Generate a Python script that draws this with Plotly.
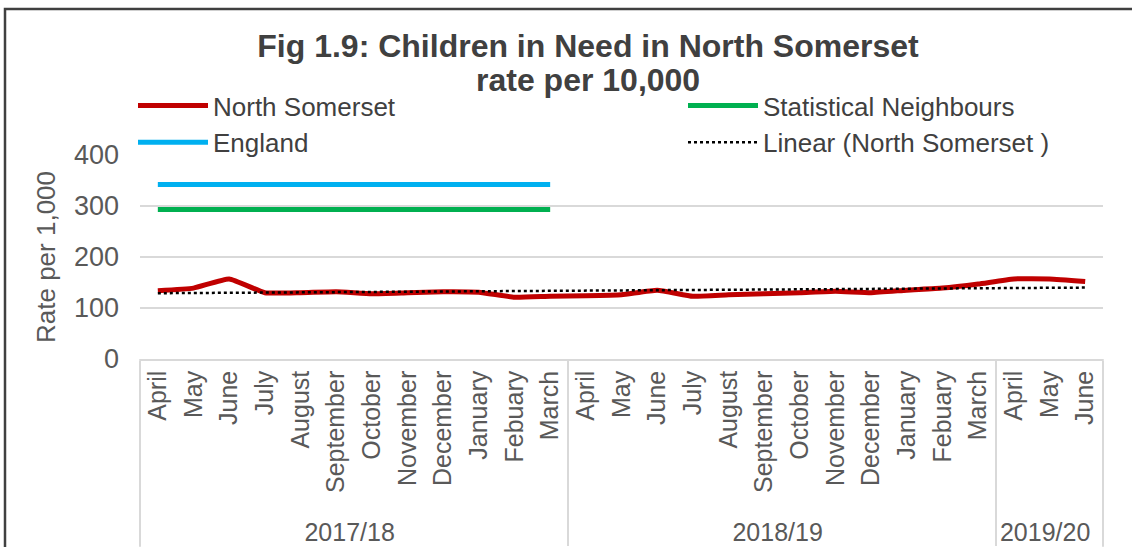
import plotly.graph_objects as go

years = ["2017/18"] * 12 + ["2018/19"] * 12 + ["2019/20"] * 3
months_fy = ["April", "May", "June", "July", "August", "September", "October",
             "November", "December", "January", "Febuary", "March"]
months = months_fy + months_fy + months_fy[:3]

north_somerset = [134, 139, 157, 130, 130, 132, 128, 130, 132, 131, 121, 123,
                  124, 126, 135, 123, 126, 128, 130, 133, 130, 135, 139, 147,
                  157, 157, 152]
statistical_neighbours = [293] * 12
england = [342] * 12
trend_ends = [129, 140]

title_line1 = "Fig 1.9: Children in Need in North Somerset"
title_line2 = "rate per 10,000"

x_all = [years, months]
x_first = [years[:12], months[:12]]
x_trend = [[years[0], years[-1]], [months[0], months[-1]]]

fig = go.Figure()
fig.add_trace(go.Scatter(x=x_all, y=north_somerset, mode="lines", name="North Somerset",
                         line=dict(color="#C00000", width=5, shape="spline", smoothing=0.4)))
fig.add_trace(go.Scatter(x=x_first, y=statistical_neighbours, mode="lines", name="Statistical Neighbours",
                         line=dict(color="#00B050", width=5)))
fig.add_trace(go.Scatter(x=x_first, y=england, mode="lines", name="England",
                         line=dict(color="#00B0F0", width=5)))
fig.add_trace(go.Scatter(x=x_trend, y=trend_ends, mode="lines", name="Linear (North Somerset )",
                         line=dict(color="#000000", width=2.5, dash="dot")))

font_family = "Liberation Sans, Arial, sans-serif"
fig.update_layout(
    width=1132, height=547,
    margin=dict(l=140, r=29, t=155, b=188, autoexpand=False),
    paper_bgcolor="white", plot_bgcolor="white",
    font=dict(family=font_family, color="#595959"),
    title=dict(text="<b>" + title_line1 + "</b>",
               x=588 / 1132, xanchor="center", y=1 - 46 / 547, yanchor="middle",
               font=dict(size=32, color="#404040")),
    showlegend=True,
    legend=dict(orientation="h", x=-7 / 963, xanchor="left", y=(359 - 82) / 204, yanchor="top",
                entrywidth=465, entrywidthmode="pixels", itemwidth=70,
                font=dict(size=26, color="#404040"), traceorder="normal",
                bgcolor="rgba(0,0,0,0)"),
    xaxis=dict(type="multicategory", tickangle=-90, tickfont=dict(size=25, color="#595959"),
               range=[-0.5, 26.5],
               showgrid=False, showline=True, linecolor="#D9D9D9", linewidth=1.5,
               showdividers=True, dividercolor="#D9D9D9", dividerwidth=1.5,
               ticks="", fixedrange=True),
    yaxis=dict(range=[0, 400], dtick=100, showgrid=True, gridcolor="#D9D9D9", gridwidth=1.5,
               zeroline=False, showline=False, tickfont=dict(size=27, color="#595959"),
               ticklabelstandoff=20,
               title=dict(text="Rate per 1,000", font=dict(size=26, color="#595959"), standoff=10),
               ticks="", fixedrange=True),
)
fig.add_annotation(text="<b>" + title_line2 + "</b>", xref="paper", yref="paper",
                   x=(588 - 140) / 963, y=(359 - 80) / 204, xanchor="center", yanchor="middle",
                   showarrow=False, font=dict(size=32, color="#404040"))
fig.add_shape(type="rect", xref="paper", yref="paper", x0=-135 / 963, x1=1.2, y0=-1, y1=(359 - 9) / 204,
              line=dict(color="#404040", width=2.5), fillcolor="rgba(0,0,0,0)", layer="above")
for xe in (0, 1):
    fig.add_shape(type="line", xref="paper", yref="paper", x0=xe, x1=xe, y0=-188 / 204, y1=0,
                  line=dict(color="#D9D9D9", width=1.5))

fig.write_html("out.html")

EXERCISE OBJECTIVE — Repeat the lines of the listing above verbatim, beginning at its first line and ending at the line containing "x_trend = [[years[0], years[-1]], [months[0], months[-1]]]", which is included. Omit pictures.

RESULT OF THIS EXERCISE —
Generate a Python script that draws this with Plotly.
import plotly.graph_objects as go

years = ["2017/18"] * 12 + ["2018/19"] * 12 + ["2019/20"] * 3
months_fy = ["April", "May", "June", "July", "August", "September", "October",
             "November", "December", "January", "Febuary", "March"]
months = months_fy + months_fy + months_fy[:3]

north_somerset = [134, 139, 157, 130, 130, 132, 128, 130, 132, 131, 121, 123,
                  124, 126, 135, 123, 126, 128, 130, 133, 130, 135, 139, 147,
                  157, 157, 152]
statistical_neighbours = [293] * 12
england = [342] * 12
trend_ends = [129, 140]

title_line1 = "Fig 1.9: Children in Need in North Somerset"
title_line2 = "rate per 10,000"

x_all = [years, months]
x_first = [years[:12], months[:12]]
x_trend = [[years[0], years[-1]], [months[0], months[-1]]]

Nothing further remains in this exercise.